There is a global FlexCache object that contains the most recent Options::total_leveldb_mem setting. Each database Open() calls the global gFlexCache.SetTotalMemory(), passing Options::total_leveldb_mem. The SetTotalMemory() call triggers a call to all existing databases and tells them to adjust their DoubleCache allocation (and maybe prune some cache data). FlexCache and DBList could have been combined into a single object. But having the database list as an independent object eases future reuse of the database information (with less confusion of purpose).
gFlexCache.SetTotalMemory() is also called when a database closes. The value passed is zero. Zero is a special case that will not change the stored memory allocation, but will still trigger a call to all remaining databases to let them know their allocation has just increased (since there is one less database). There is no guarantee that the closing database's Options::total_leveldb_mem value represents the most recent setting. That is why zero is used instead.
Google's original code created two unrelated caches, the file cache and the block cache. The underlying code was the same for both caches. That original code is within util/cache.cc.
DoubleCache is parent object that manages the file and block caches interactively. The core logic is still Google's code, but it is a bit hacked up. Therefore util/cache.cc was directly copied to a new file util/cache2.cc (and cache2.h) then hacks applied to cache2.cc. All objects within util/cache2.cc have a "2" suffix in hopes of clarifying that "this is different, but similar" code to the original.
The object hierarchy is:
- ShardedLRUCache2 (file cache)
- 16 x LRUCache2 (sixteen LRUCache2 "shards")
- ShardedLRUCache2 (block cache)
- 16 x LRUCache2
- ShardedLRUCache2 (file cache)
gFlexCache (global singleton)
The cache2.cc implementation requires that each object know its parent. Each LRUCache2 knows its parent ShardedLRUCache2. Each ShardedLRUCache2 knows the parent DoubleCache. DoubleCache accesses gFlexCache directly.
The key logic changes happen in LRUCache2::Insert(). The original Google code simply tests if this current insert exceeds the cache size limit for this cache shard. If so, the code deletes one or more older cache entries within this schard to make room. The new code checks the cache size limit of all shards, i.e. the parent ShardedLRUCache2. The new code deletes from all shards in a round-robin fashion when space is required.
The file cache has a secondary purge criteria. Every hour a background thread initiates purge of file cache entries that have not been accessed in the last 4 days. This prevents little used files from taking up memory that would be better used as block cache space for other files. LRUCache2::Insert() and LRUCache2::Lookup() functions additionally populate the expire_seconds field of each cache entry. This is the value used to determine a file cache entry is stale. expire_seconds is not used for the block cache.

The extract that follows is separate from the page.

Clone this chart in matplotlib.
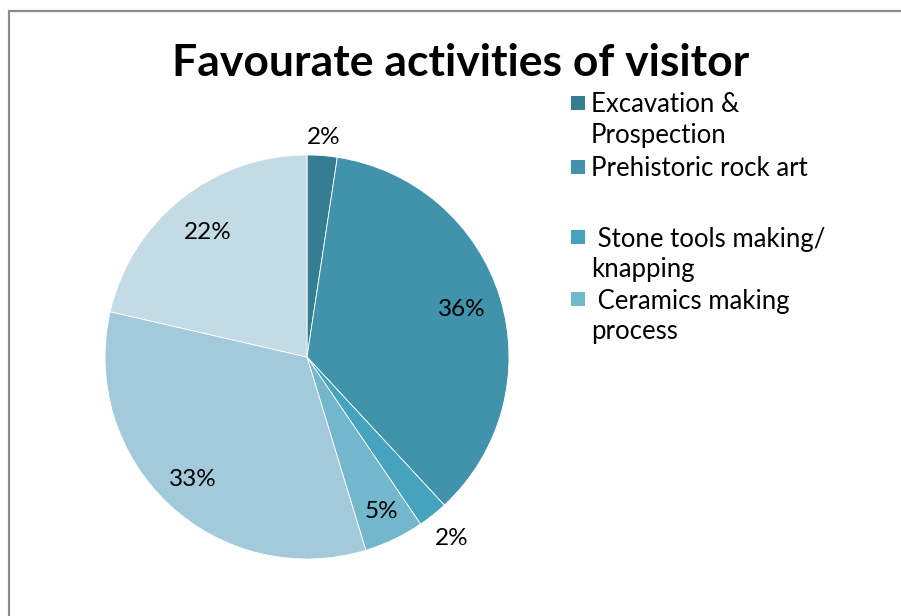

Note: The file cache purge is currently hard coded within util/throttle.cc as 4 days. The reasoning behind 4 days is simple. Some Riak users have usage patterns that drop dramatically over a weekend. Further a weekend could be a 3 day holiday. Worse case scenario for shorter than 4 days would be for heavily used files to be flushed over the weekend and create performance problems on the next full business day as file cache rebuilds. 4 days is therefore a likely compromise to keep readily used files open over an extended weekend.